Relisant Le Roi vient quand il veut, recueil d’entretiens donnés par Pierre Michon (Albin Michel, 2007, récemment réédité en poche) pour un article en cours, je suis frappée de nouveau par la richesse de ce livre, par la pertinence des questions posées. On est loin du journalisme ressassant. Michon y parle avec précision de son travail, de la façon dont, avec Vies minuscules, il a « sauvé sa peau », de certains de ses projets, du « roi » littérature, qui « vient quand il veut ». On apprend qu’il ouvre des carnets pour chaque livre et comment il les utilise puisqu’il en commente plusieurs pages (reproduites au chapitre 21). C’est absolument fascinant ce terreau littéraire de phrases, de rapprochements inattendus, de mots mis en attente : termes de métier dont la beauté l’a foudroyé, expressions, infos, citations sans guillemets, amoureusement annexées. Ces pépites sont partout (voir ici même » Michelet dans Michon »). Pour le plaisir, je noterai juste cette réminiscence – pour ça, pas besoin de carnets – d’Aube de Rimbaud dans Le Roi du bois, p 40 : « A un détour par une trouée je vis au loin le front d’un palais dans le soleil levant en haut de la colline : rien n’y bougeait, nul n’était levé… »

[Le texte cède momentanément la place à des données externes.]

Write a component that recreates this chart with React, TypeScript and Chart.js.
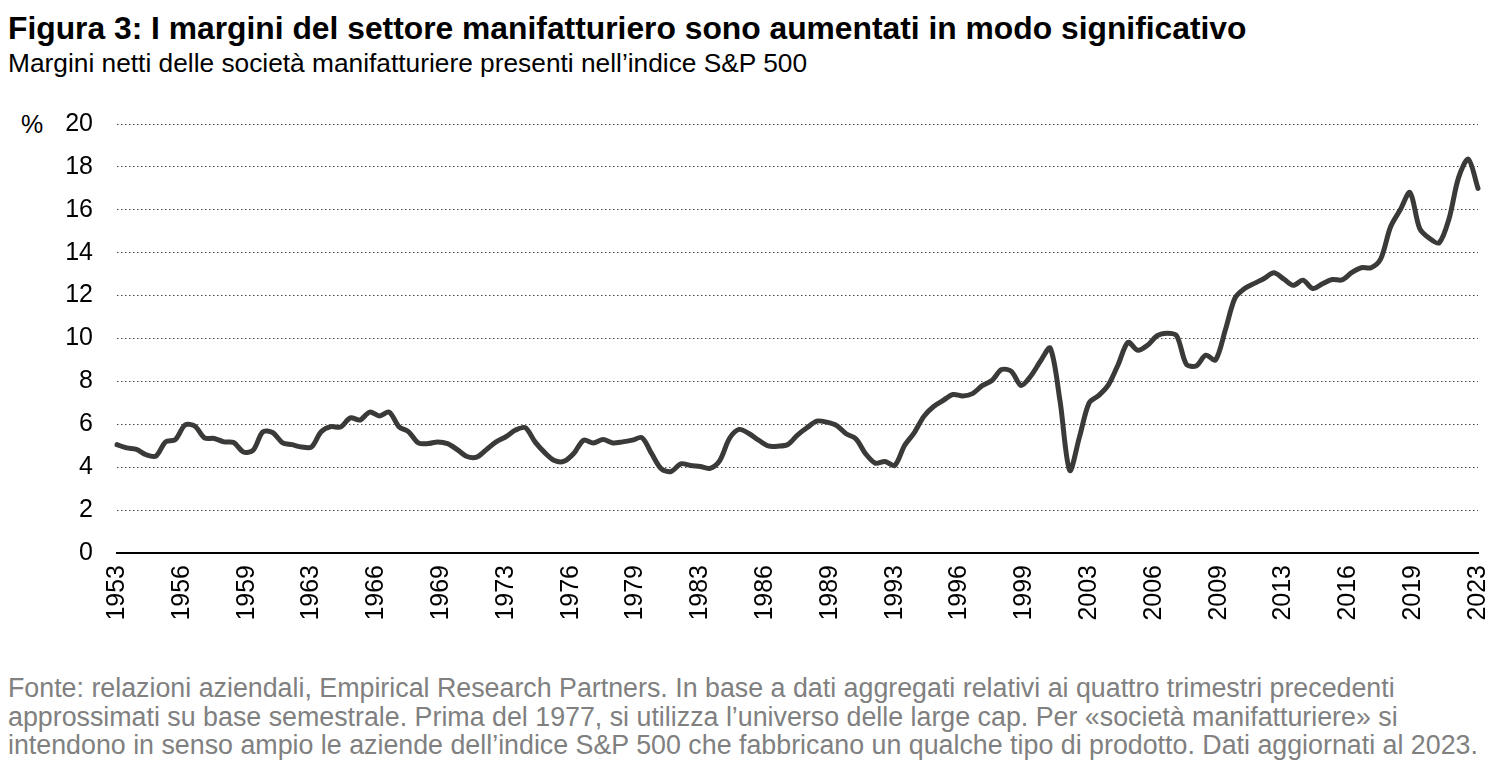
import { useEffect, useRef } from "react"
import { Chart, registerables, type ChartConfiguration } from "chart.js"

Chart.register(...registerables)

// x-axis labels (years), evenly spaced across the series
const xTickLabels = [
  "1953", "1956", "1959", "1963", "1966", "1969", "1973", "1976", "1979", "1983", "1986",
  "1989", "1993", "1996", "1999", "2003", "2006", "2009", "2013", "2016", "2019", "2023",
]

// net margins, %, semi-annual points from 1953 to 2023
const marginValues = [
  5.05, 4.9, 4.83, 4.58, 4.52, 5.18, 5.29, 5.97, 5.92, 5.37,
  5.34, 5.18, 5.15, 4.71, 4.79, 5.65, 5.62, 5.15, 5.05, 4.94,
  4.94, 5.65, 5.89, 5.87, 6.3, 6.2, 6.57, 6.39, 6.57, 5.89,
  5.65, 5.13, 5.1, 5.18, 5.1, 4.82, 4.5, 4.47, 4.82, 5.18,
  5.42, 5.73, 5.84, 5.18, 4.68, 4.31, 4.28, 4.65, 5.26, 5.13,
  5.29, 5.13, 5.18, 5.26, 5.37, 4.63, 3.92, 3.8, 4.16, 4.08,
  4.03, 3.95, 4.31, 5.34, 5.76, 5.57, 5.26, 4.99, 4.98, 5.06,
  5.5, 5.85, 6.15, 6.1, 5.95, 5.56, 5.33, 4.63, 4.19, 4.27,
  4.08, 5.0, 5.6, 6.37, 6.83, 7.12, 7.39, 7.32, 7.43, 7.8,
  8.04, 8.55, 8.47, 7.81, 8.25, 8.95, 9.55, 7.1, 3.85, 5.4,
  7.0, 7.35, 7.85, 8.8, 9.82, 9.45, 9.68, 10.13, 10.25, 10.13,
  8.8, 8.72, 9.22, 9.0, 10.38, 11.88, 12.33, 12.57, 12.8, 13.06,
  12.78, 12.48, 12.72, 12.33, 12.55, 12.75, 12.73, 13.07, 13.3, 13.3,
  13.72, 15.2, 16.0, 16.8, 15.13, 14.67, 14.46, 15.55, 17.5, 18.36,
  17.0,
]

const yMin = 0
const yMax = 20
const yStep = 2

const FONT = '"Liberation Sans", Arial, sans-serif'

function MarginChart() {
  const canvasRef = useRef<HTMLCanvasElement>(null)
  const chartRef = useRef<Chart | null>(null)

  useEffect(() => {
    if (!canvasRef.current) return
    const ctx = canvasRef.current.getContext("2d")
    if (!ctx) return

    if (chartRef.current) chartRef.current.destroy()

    const lastIndex = marginValues.length - 1

    const config: ChartConfiguration<"line"> = {
      type: "line",
      data: {
        datasets: [
          {
            data: marginValues.map((v, i) => ({ x: i, y: v })),
            borderColor: "#3a3a38",
            borderWidth: 5,
            pointRadius: 0,
            tension: 0.3,
            borderCapStyle: "round",
            borderJoinStyle: "round",
            clip: false,
          },
        ],
      },
      options: {
        responsive: true,
        maintainAspectRatio: false,
        animation: false,
        layout: { padding: 0 },
        scales: {
          x: {
            type: "linear",
            min: 0,
            max: lastIndex,
            afterBuildTicks: (scale) => {
              scale.ticks = xTickLabels.map((_, i) => ({
                value: (i * lastIndex) / (xTickLabels.length - 1),
              }))
            },
            afterFit: (scale) => {
              scale.height = 92
            },
            grid: { display: false, drawTicks: false },
            border: { display: true, color: "#000", width: 2 },
            ticks: {
              autoSkip: false,
              minRotation: 90,
              maxRotation: 90,
              padding: 12,
              color: "#000",
              font: { family: FONT, size: 25 },
              callback: (_v, idx) => xTickLabels[idx],
            },
          },
          y: {
            min: yMin,
            max: yMax,
            afterFit: (scale) => {
              scale.width = 117
            },
            grid: { color: "#4a4a4a", lineWidth: 1, drawTicks: false },
            border: { display: false, dash: [1.5, 2.5] },
            ticks: {
              stepSize: yStep,
              padding: 24,
              color: "#000",
              font: { family: FONT, size: 25 },
            },
          },
        },
        plugins: {
          legend: { display: false },
          tooltip: { enabled: false },
        },
      },
    }

    chartRef.current = new Chart(ctx, config)

    return () => {
      if (chartRef.current) {
        chartRef.current.destroy()
        chartRef.current = null
      }
    }
  }, [])

  return <canvas ref={canvasRef} />
}

export default function App() {
  useEffect(() => {
    document.body.style.margin = "0"
  }, [])

  return (
    <div style={{ position: "relative", width: 1500, height: 783, background: "#fff", fontFamily: FONT, overflow: "hidden" }}>
      <div style={{ position: "absolute", left: 8, top: 13, fontSize: 31.8, lineHeight: "31.8px", fontWeight: "bold", color: "#000", whiteSpace: "nowrap" }}>
        Figura 3: I margini del settore manifatturiero sono aumentati in modo significativo
      </div>
      <div style={{ position: "absolute", left: 8, top: 50, fontSize: 26.3, lineHeight: "26.3px", color: "#000", whiteSpace: "nowrap" }}>
        Margini netti delle società manifatturiere presenti nell’indice S&amp;P 500
      </div>
      <div style={{ position: "absolute", left: 21, top: 112, fontSize: 25, lineHeight: "25px", color: "#000" }}>%</div>
      <div style={{ position: "absolute", left: 0, top: 85, width: 1520, height: 560 }}>
        <MarginChart />
      </div>
      <div style={{ position: "absolute", left: 8, top: 674, fontSize: 26.8, lineHeight: "28.5px", color: "#808080", whiteSpace: "nowrap" }}>
        Fonte: relazioni aziendali, Empirical Research Partners. In base a dati aggregati relativi ai quattro trimestri precedenti
        <br />
        approssimati su base semestrale. Prima del 1977, si utilizza l’universo delle large cap. Per «società manifatturiere» si
        <br />
        intendono in senso ampio le aziende dell’indice S&amp;P 500 che fabbricano un qualche tipo di prodotto. Dati aggiornati al 2023.
      </div>
    </div>
  )
}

Me touchent particulièrement ces allusions de plus en plus ironiques aux Onze qui, avec le recul et la publication en 2009 de ce livre magnifique, prennent une résonance conjuratoire. Par exemple, p 307 : « Il a été commencé en 1993, il ne sera jamais fini. » Je me souviens d’avoir été frappée par ce ton de dérision et de m’être dit qu’il fallait que je voie par moi-même puisqu’il en existait trois chapitres publiés. Le 3e, accessible sur le site de Verdier m’a éblouie. Je ne savais pas encore que Michon s’était remis au livre. En retrouvant ces propos si durs, on se dit que malgré tout ce qu’il déclare sur les projets fichus quand ils n’aboutissent pas vite, Michon, heureusement, n’avait pas fait le deuil des Onze. Peut-être est-ce le cas d’autres projets ?
Il y a encore dans Le Roi vient quand il veut ces passages où, se défendant d’être un « restaurateur » même s’il « aime d’amour » les imparfaits du subjonctif, Michon parle de son rapport à la belle langue dont il use certes, non sans la « casser » aussi. C’est, aurais-je envie d’ajouter, qu’il faut aimer pour casser et l’inverse est sans doute vrai aussi. Mais surtout, loin d’être académique, cette langue châtiée étant le fruit d’une conquête entre en conflit permanent chez lui avec l’informe, le non-être :
« Ce que je veux, c’est que la justesse de l’euphorie énonciatrice se reflète d’un seul jet et sans travail superflu dans un énoncé comme nécessaire. Il se trouve, par hasard peut-être, que cet énoncé a pris chez moi la forme d’une langue pseudo-classique, un peu dix-septiémiste, un peu flaubertienne aussi, mais comme minée par l’argot, par une certaine dérision violente, surtout sans doute par un je incongru qui bousille de l’intérieur la belle langue universaliste des grands siècles […] Cette langue désuète travaille en secret mon texte, certaines sonorités, des ellipses, des constructions balourdes, en sont directement issues. Et quand j’écris, je me parle souvent à moi-même, je me commente, je me moque de moi, je m’approuve ou me désapprouve, en patois. Ce sont ces deux vieux paysans morts qui, en moi, se défendent opiniâtrement contre le non-être. » (« Je me parle en patois » p 122-123).
Et puis, à écouter ainsi Pierre Michon parler avec enthousiasme des textes et des auteurs qu’il aime, répondre à des objections dont on se dit qu’il a dû se les faire à lui-même, on découvre son itinéraire intellectuel, ce qu’il doit aux avant-gardes dont il s’est pourtant dégagé, ce côté barthésien et post-barthésien à la fois, flaubertien (comment ne pas l’être ?) et anti-flaubertien, hyperconscient et confiant en l’inspiration, ces contradictions assumées que chaque livre résout à sa façon et dont je me demande si elles ne sont pas la condition pour qu’aujourd’hui la littérature et l’art continuent d’exister.